Ketika harga diri sudah rusak, seseorang bisa kehilangan kemampuan untuk melihat dirinya secara objektif. Ia mungkin merasa bahwa tidak ada orang lain yang akan mencintainya, atau bahwa semua hubungan akan sama menyakitkannya. Pemikiran ini membuat mereka bertahan bukan karena cinta, tapi karena kehilangan rasa percaya diri untuk keluar.
5. Takut penilaian sosial dan tekanan lingkungan

Di banyak budaya, hubungan terutama pernikahan, dianggap sebagai sesuatu yang harus dipertahankan, apapun kondisinya. Orang yang ingin keluar dari hubungan sering kali mendapat tekanan dari keluarga, lingkungan sosial, atau bahkan komunitas keagamaan agar “sabar”, “mempertahankan”, atau “jangan egois”.
Tekanan ini membuat seseorang merasa bersalah jika memilih dirinya sendiri. Mereka lebih takut dicap gagal atau durhaka daripada menghadapi kenyataan bahwa dirinya sedang terluka. Ini menciptakan jebakan emosional yang sulit dilepaskan, karena keputusannya tidak lagi soal perasaan pribadi, melainkan tentang pandangan banyak orang.

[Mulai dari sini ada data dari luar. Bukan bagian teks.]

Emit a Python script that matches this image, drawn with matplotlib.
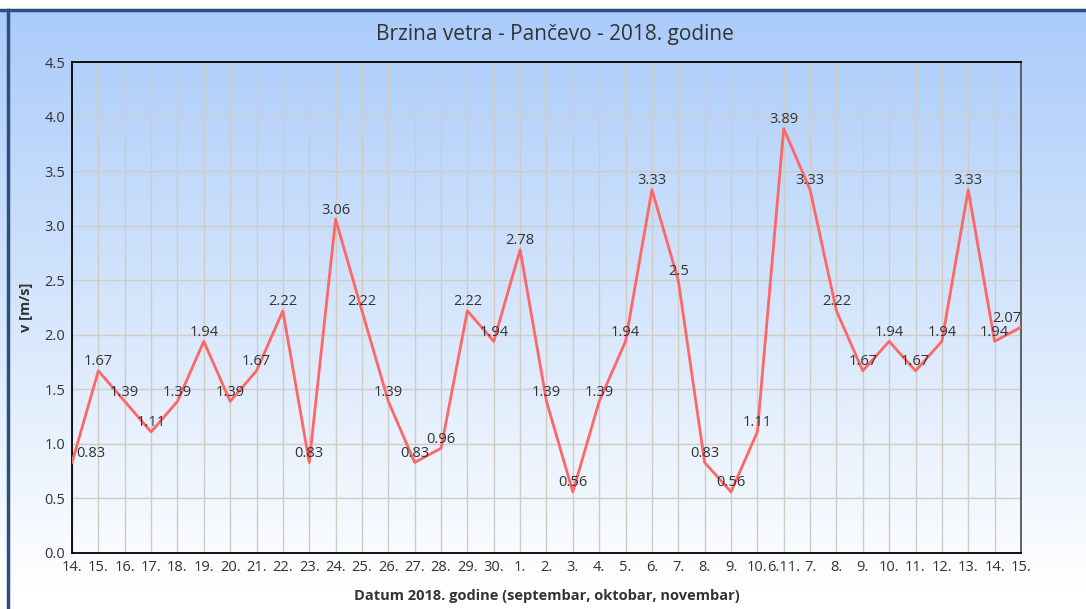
import numpy as np
import matplotlib
matplotlib.use("Agg")
import matplotlib.pyplot as plt
from matplotlib.colors import LinearSegmentedColormap

plt.rcParams['font.family'] = ['Open Sans', 'DejaVu Sans']

dates = ['14.', '15.', '16.', '17.', '18.', '19.', '20.', '21.', '22.', '23.',
         '24.', '25.', '26.', '27.', '28.', '29.', '30.', '1.', '2.', '3.',
         '4.', '5.', '6.', '7.', '8.', '9.', '10.', '6.11.', '7.', '8.',
         '9.', '10.', '11.', '12.', '13.', '14.', '15.']
speed = [0.83, 1.67, 1.39, 1.11, 1.39, 1.94, 1.39, 1.67, 2.22, 0.83,
         3.06, 2.22, 1.39, 0.83, 0.96, 2.22, 1.94, 2.78, 1.39, 0.56,
         1.39, 1.94, 3.33, 2.5, 0.83, 0.56, 1.11, 3.89, 3.33, 2.22,
         1.67, 1.94, 1.67, 1.94, 3.33, 1.94, 2.07]

fig = plt.figure(figsize=(10.86, 6.09), dpi=100)

# background gradient (light blue at the top -> white at the bottom)
bg = fig.add_axes([0, 0, 1, 1], zorder=-10)
cmap = LinearSegmentedColormap.from_list('bg', ['#aacbfa', '#d4e5fc', '#ffffff'])
grad = np.linspace(0, 1, 256).reshape(-1, 1)
bg.imshow(grad, cmap=cmap, aspect='auto', extent=[0, 1, 0.03, 0.985])
bg.set_xlim(0, 1)
bg.set_ylim(0, 1)
bg.axhspan(0.985, 1, color='white')
bg.plot([0, 1], [0.984, 0.984], color='#2c4f80', lw=2.5)
bg.plot([0.0075, 0.0075], [0, 0.984], color='#2c4f80', lw=2.5)
bg.axis('off')

ax = fig.add_axes([0.0663, 0.092, 0.8738, 0.806])
ax.set_facecolor('none')
x = np.arange(len(speed))
ax.plot(x, speed, color='#ff6666', lw=2, zorder=3)

for i, v in enumerate(speed):
    ha = 'center'
    xo = 0
    if i == 0:
        ha, xo = 'left', 3
    elif i == len(speed) - 1:
        ha, xo = 'right', 0
    ax.annotate(f'{v:g}', (i, v), xytext=(xo, 6.5), textcoords='offset points',
                ha=ha, va='center', fontsize=10.5, color='#333333', zorder=4)

ax.set_xlim(0, len(speed) - 1)
ax.set_ylim(0, 4.5)
ax.set_yticks(np.arange(0, 4.51, 0.5))
ax.set_yticklabels([f'{t:.1f}' for t in np.arange(0, 4.51, 0.5)])
ax.set_xticks(x)
ax.set_xticklabels(dates)
ax.grid(True, color='#cfccc4', lw=1)
ax.set_axisbelow(True)
ax.tick_params(length=0, labelsize=10.5, colors='#333333', pad=5)
for s in ['left', 'bottom', 'top']:
    ax.spines[s].set_color('black')
    ax.spines[s].set_linewidth(1.3)
ax.spines['right'].set_color('#555555')
ax.spines['right'].set_linewidth(1.3)

ax.set_ylabel('v [m/s]', fontsize=10.5, fontweight='bold', color='#333333', labelpad=8)
ax.set_xlabel('Datum 2018. godine (septembar, oktobar, novembar)', fontsize=10.5,
              fontweight='bold', color='#333333', labelpad=10)
fig.text(0.511, 0.944, 'Brzina vetra - Pančevo - 2018. godine', ha='center',
         va='center', fontsize=15, color='#333333')

fig.savefig('out.png', dpi=100)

Bertahan dalam hubungan yang menyakitkan bukanlah tanda kelemahan, melainkan refleksi dari kompleksitas emosi manusia dan luka batin yang belum selesai. Untuk bisa keluar dari siklus tersebut, seseorang perlu lebih dulu menyadari nilai dirinya, berani melihat realita hubungan apa adanya, dan memberi ruang bagi diri sendiri untuk sembuh. Ingatlah, cinta yang sehat tidak pernah melukai secara terus-menerus. Kamu berhak untuk dicintai dengan cara yang tidak menyakitimu.
Demikian 5 alasan umum mengapa seseorang enggan keluar dari relasi yang merugikan, meskipun tahu bahwa itu menyakitkan.